> **DATASET SECTION**:
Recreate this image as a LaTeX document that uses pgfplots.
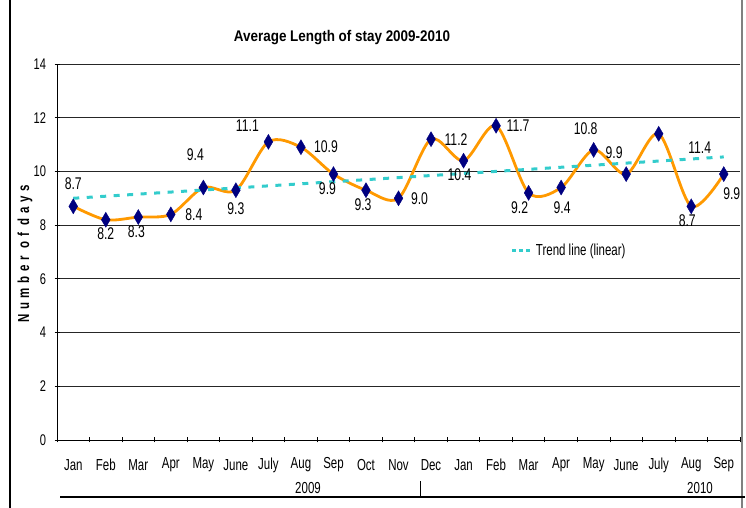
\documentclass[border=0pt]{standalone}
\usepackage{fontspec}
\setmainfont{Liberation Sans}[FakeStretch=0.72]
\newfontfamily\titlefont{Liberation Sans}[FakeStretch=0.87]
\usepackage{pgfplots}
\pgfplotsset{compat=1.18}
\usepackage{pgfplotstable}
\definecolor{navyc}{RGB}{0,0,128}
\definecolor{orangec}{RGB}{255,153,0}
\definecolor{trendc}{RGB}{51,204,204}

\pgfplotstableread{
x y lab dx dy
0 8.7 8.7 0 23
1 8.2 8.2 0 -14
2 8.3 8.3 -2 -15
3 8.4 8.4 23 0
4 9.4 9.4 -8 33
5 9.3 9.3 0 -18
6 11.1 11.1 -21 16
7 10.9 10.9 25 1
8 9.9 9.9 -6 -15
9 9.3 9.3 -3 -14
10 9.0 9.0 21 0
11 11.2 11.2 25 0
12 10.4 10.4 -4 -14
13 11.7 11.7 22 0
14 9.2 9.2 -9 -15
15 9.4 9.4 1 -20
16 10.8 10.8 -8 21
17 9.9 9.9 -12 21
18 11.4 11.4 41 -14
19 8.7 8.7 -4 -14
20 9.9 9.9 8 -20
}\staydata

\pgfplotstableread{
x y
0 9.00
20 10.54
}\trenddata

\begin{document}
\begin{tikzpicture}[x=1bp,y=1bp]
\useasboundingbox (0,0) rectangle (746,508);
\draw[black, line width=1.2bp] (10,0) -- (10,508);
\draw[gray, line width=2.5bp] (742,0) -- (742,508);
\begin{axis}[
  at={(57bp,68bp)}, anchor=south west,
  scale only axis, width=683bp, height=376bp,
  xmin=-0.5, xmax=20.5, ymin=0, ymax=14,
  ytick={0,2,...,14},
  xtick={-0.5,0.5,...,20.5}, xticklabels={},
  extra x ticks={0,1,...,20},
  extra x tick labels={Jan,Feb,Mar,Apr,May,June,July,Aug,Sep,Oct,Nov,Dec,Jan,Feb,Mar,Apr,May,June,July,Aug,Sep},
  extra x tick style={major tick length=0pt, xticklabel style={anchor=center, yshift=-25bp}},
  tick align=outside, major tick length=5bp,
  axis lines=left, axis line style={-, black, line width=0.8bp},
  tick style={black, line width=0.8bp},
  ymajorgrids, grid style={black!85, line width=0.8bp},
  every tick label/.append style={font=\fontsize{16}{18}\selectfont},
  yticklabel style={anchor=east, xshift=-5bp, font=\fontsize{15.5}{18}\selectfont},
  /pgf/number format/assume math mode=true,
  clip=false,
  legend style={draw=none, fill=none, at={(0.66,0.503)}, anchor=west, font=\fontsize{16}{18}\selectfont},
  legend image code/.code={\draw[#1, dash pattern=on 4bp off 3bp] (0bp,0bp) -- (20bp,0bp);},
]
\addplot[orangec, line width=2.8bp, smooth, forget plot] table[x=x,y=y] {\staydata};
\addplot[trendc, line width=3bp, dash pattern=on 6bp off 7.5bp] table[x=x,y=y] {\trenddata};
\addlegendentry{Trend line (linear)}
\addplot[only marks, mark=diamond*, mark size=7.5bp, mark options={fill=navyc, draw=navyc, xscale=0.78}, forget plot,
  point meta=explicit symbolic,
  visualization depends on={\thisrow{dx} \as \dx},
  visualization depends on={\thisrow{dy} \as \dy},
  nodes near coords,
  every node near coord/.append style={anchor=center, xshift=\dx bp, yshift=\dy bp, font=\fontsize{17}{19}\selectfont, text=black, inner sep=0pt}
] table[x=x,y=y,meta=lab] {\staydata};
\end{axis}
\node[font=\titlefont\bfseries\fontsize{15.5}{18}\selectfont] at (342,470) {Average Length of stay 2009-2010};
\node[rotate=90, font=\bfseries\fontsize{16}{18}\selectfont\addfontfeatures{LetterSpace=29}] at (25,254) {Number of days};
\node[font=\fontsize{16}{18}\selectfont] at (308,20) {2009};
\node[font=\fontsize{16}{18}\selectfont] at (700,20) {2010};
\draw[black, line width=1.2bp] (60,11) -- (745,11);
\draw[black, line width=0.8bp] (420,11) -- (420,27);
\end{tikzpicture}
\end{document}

> **WHAT IS ASKED**: Give every line above again exactly, with no pictures.

> **RESULT**:
Recreate this image as a LaTeX document that uses pgfplots.
\documentclass[border=0pt]{standalone}
\usepackage{fontspec}
\setmainfont{Liberation Sans}[FakeStretch=0.72]
\newfontfamily\titlefont{Liberation Sans}[FakeStretch=0.87]
\usepackage{pgfplots}
\pgfplotsset{compat=1.18}
\usepackage{pgfplotstable}
\definecolor{navyc}{RGB}{0,0,128}
\definecolor{orangec}{RGB}{255,153,0}
\definecolor{trendc}{RGB}{51,204,204}

\pgfplotstableread{
x y lab dx dy
0 8.7 8.7 0 23
1 8.2 8.2 0 -14
2 8.3 8.3 -2 -15
3 8.4 8.4 23 0
4 9.4 9.4 -8 33
5 9.3 9.3 0 -18
6 11.1 11.1 -21 16
7 10.9 10.9 25 1
8 9.9 9.9 -6 -15
9 9.3 9.3 -3 -14
10 9.0 9.0 21 0
11 11.2 11.2 25 0
12 10.4 10.4 -4 -14
13 11.7 11.7 22 0
14 9.2 9.2 -9 -15
15 9.4 9.4 1 -20
16 10.8 10.8 -8 21
17 9.9 9.9 -12 21
18 11.4 11.4 41 -14
19 8.7 8.7 -4 -14
20 9.9 9.9 8 -20
}\staydata

\pgfplotstableread{
x y
0 9.00
20 10.54
}\trenddata

\begin{document}
\begin{tikzpicture}[x=1bp,y=1bp]
\useasboundingbox (0,0) rectangle (746,508);
\draw[black, line width=1.2bp] (10,0) -- (10,508);
\draw[gray, line width=2.5bp] (742,0) -- (742,508);
\begin{axis}[
  at={(57bp,68bp)}, anchor=south west,
  scale only axis, width=683bp, height=376bp,
  xmin=-0.5, xmax=20.5, ymin=0, ymax=14,
  ytick={0,2,...,14},
  xtick={-0.5,0.5,...,20.5}, xticklabels={},
  extra x ticks={0,1,...,20},
  extra x tick labels={Jan,Feb,Mar,Apr,May,June,July,Aug,Sep,Oct,Nov,Dec,Jan,Feb,Mar,Apr,May,June,July,Aug,Sep},
  extra x tick style={major tick length=0pt, xticklabel style={anchor=center, yshift=-25bp}},
  tick align=outside, major tick length=5bp,
  axis lines=left, axis line style={-, black, line width=0.8bp},
  tick style={black, line width=0.8bp},
  ymajorgrids, grid style={black!85, line width=0.8bp},
  every tick label/.append style={font=\fontsize{16}{18}\selectfont},
  yticklabel style={anchor=east, xshift=-5bp, font=\fontsize{15.5}{18}\selectfont},
  /pgf/number format/assume math mode=true,
  clip=false,
  legend style={draw=none, fill=none, at={(0.66,0.503)}, anchor=west, font=\fontsize{16}{18}\selectfont},
  legend image code/.code={\draw[#1, dash pattern=on 4bp off 3bp] (0bp,0bp) -- (20bp,0bp);},
]
\addplot[orangec, line width=2.8bp, smooth, forget plot] table[x=x,y=y] {\staydata};
\addplot[trendc, line width=3bp, dash pattern=on 6bp off 7.5bp] table[x=x,y=y] {\trenddata};
\addlegendentry{Trend line (linear)}
\addplot[only marks, mark=diamond*, mark size=7.5bp, mark options={fill=navyc, draw=navyc, xscale=0.78}, forget plot,
  point meta=explicit symbolic,
  visualization depends on={\thisrow{dx} \as \dx},
  visualization depends on={\thisrow{dy} \as \dy},
  nodes near coords,
  every node near coord/.append style={anchor=center, xshift=\dx bp, yshift=\dy bp, font=\fontsize{17}{19}\selectfont, text=black, inner sep=0pt}
] table[x=x,y=y,meta=lab] {\staydata};
\end{axis}
\node[font=\titlefont\bfseries\fontsize{15.5}{18}\selectfont] at (342,470) {Average Length of stay 2009-2010};
\node[rotate=90, font=\bfseries\fontsize{16}{18}\selectfont\addfontfeatures{LetterSpace=29}] at (25,254) {Number of days};
\node[font=\fontsize{16}{18}\selectfont] at (308,20) {2009};
\node[font=\fontsize{16}{18}\selectfont] at (700,20) {2010};
\draw[black, line width=1.2bp] (60,11) -- (745,11);
\draw[black, line width=0.8bp] (420,11) -- (420,27);
\end{tikzpicture}
\end{document}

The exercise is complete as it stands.